## begin

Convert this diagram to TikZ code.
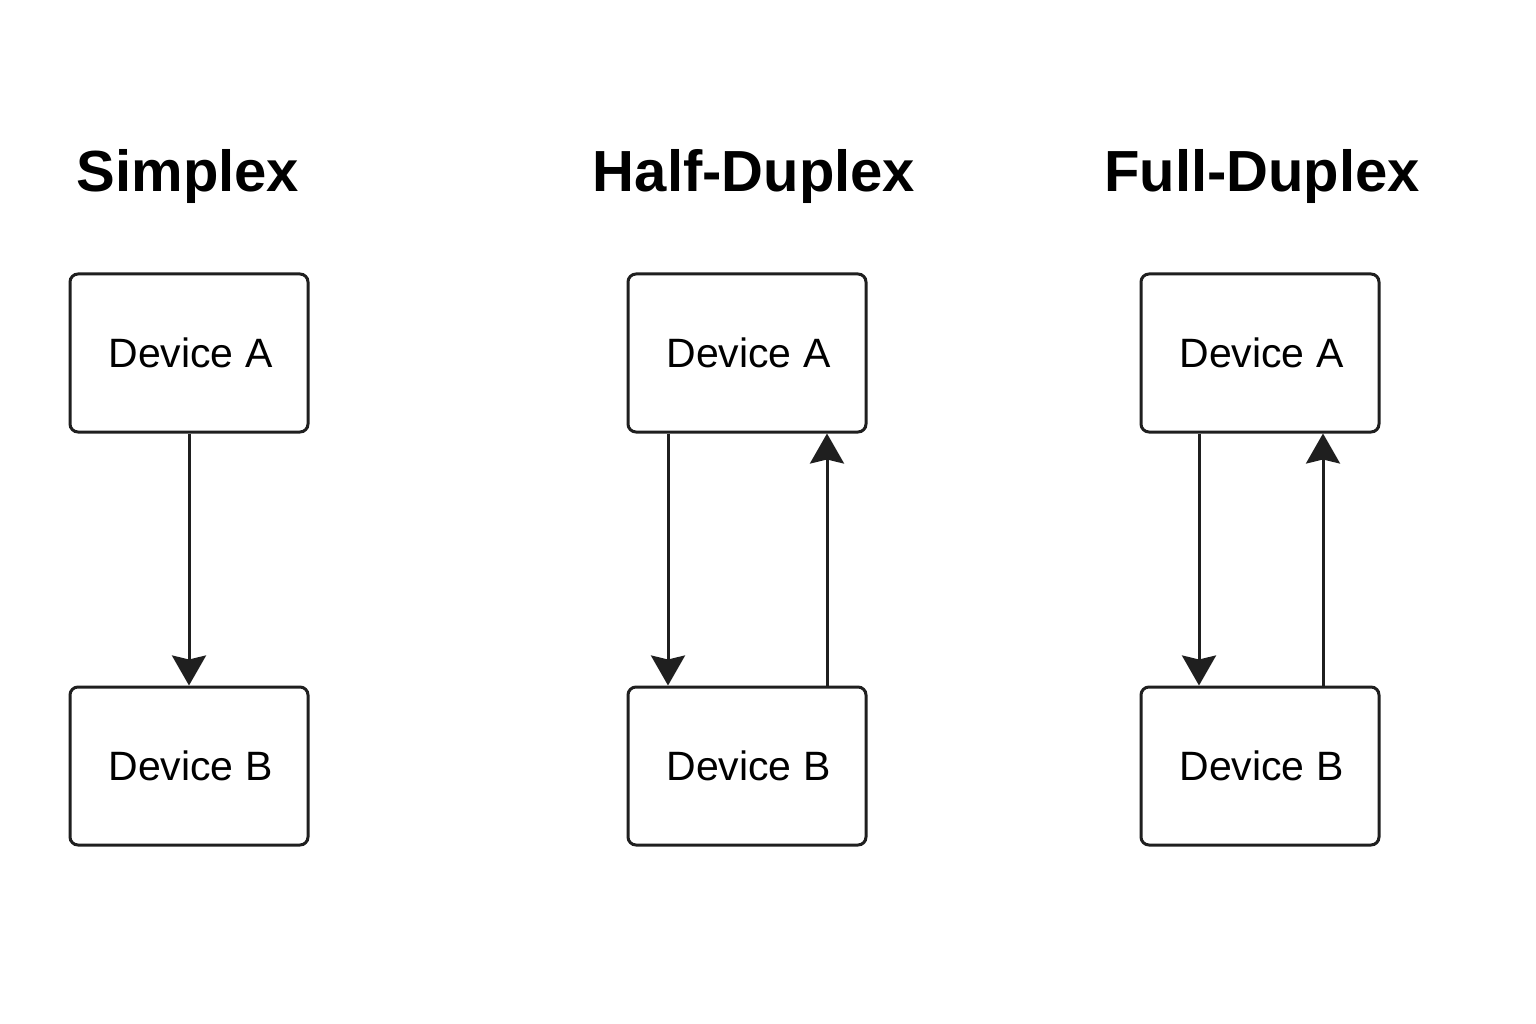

## end
## begin

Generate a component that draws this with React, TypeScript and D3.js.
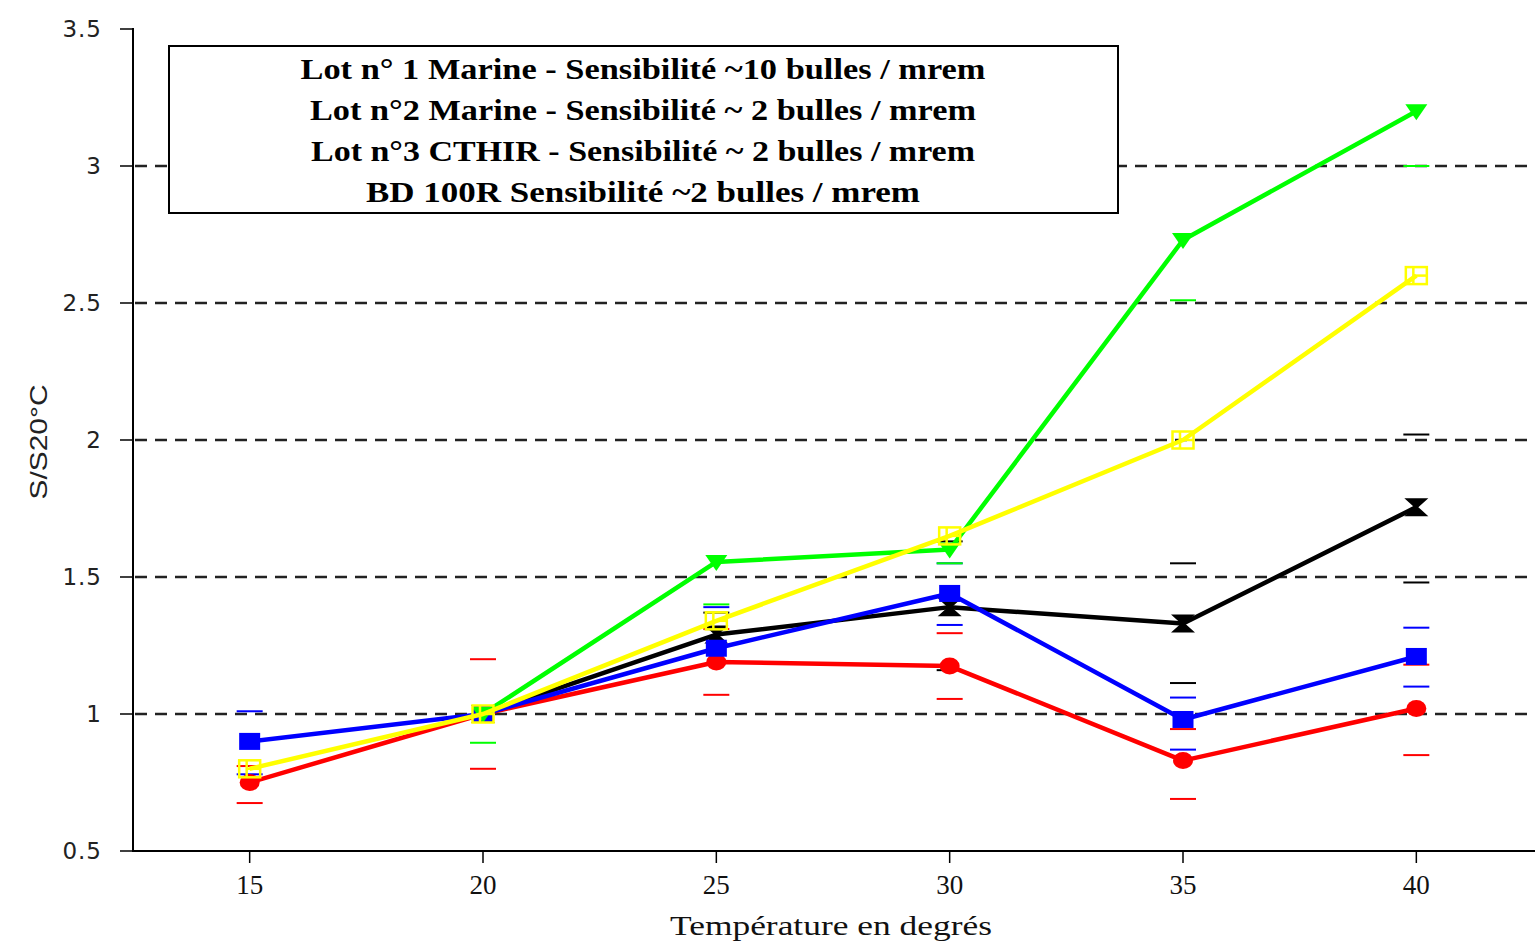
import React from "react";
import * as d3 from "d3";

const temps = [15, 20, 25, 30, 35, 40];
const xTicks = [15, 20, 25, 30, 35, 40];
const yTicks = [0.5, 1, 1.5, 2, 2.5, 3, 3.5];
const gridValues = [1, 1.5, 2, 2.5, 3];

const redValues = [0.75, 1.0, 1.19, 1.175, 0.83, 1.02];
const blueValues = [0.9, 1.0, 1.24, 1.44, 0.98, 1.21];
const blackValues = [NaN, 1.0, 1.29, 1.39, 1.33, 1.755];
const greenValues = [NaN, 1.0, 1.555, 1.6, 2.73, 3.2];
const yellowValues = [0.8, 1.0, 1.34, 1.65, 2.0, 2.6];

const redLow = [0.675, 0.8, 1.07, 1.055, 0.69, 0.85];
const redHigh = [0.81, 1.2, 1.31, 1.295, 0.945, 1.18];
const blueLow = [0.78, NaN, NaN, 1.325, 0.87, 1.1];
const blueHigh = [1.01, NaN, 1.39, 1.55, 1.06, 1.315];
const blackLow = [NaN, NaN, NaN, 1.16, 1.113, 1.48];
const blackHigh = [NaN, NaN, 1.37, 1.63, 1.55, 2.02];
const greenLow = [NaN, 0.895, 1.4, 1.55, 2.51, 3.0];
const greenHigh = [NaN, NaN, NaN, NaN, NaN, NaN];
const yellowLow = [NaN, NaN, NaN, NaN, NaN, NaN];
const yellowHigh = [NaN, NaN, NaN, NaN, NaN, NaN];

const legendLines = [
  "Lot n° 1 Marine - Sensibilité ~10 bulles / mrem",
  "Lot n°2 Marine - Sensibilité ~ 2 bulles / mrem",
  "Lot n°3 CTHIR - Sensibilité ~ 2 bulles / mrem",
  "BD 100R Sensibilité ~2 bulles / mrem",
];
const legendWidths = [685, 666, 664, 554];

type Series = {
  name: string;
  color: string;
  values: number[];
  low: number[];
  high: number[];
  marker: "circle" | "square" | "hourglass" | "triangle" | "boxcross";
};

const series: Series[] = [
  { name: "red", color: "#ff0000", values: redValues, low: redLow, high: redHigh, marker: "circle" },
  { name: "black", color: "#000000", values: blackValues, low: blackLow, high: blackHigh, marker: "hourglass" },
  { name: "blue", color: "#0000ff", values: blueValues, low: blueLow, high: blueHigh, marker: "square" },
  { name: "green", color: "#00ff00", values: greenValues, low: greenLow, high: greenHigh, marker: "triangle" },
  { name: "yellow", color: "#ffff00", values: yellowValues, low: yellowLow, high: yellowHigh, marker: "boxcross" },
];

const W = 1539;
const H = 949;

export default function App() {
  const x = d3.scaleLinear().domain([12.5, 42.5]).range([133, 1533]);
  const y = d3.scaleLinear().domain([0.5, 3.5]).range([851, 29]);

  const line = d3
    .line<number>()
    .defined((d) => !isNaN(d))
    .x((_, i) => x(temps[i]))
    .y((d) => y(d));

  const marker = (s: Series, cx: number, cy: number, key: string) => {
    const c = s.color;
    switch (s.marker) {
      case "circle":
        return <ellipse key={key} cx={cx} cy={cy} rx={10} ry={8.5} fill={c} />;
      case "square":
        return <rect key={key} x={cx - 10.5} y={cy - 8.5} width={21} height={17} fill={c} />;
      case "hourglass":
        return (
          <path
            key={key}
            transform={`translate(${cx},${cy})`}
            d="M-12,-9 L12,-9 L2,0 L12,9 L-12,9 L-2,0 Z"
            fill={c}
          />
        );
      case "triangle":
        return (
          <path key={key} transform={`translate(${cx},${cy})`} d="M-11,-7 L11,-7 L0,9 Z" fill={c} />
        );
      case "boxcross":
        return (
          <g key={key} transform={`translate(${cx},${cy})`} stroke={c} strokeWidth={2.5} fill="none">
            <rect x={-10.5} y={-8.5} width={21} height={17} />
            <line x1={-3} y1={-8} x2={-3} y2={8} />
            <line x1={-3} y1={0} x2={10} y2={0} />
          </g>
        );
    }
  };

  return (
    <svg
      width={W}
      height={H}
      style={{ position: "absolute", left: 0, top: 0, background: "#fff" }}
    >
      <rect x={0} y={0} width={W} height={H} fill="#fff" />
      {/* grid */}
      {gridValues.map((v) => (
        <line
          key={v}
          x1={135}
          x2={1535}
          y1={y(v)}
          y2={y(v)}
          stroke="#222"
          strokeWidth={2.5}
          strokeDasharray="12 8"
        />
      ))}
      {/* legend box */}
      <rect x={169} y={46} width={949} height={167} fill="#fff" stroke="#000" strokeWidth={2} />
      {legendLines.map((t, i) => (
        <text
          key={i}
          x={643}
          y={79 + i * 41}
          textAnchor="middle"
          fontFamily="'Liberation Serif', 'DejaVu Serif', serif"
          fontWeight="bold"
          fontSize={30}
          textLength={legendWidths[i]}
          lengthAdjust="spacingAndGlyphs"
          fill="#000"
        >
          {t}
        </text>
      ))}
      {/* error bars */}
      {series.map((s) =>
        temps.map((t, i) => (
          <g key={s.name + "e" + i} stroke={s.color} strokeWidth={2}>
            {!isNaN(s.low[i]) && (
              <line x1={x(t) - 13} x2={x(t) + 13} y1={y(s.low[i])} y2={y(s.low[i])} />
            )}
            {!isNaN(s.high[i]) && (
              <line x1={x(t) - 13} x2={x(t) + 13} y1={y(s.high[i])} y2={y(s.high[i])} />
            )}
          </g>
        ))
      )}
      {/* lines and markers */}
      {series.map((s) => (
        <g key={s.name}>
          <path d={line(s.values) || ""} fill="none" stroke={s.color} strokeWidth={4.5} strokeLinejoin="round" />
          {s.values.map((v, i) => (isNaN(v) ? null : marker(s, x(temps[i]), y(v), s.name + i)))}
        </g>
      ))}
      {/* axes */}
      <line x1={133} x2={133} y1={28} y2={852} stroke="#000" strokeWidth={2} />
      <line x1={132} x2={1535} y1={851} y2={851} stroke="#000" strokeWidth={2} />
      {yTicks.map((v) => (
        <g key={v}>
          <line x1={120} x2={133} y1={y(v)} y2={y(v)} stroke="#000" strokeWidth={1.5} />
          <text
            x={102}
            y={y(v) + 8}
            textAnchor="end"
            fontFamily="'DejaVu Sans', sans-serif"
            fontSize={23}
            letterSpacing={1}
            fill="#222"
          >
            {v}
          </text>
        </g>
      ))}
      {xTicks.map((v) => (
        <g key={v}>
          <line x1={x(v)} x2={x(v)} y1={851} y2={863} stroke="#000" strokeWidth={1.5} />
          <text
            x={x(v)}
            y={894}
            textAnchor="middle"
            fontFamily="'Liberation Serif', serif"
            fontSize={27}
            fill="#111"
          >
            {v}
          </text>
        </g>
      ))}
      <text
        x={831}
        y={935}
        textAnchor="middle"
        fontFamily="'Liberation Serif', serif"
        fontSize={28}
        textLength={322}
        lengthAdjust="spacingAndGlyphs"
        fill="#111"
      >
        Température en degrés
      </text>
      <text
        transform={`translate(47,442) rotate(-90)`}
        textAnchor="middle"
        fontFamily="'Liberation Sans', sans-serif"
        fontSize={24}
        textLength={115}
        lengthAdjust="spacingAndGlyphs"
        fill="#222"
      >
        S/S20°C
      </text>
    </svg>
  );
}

## end

Using the records given above, list every line that includes the word "React".

Generate a component that draws this with React, TypeScript and D3.js.
import React from "react";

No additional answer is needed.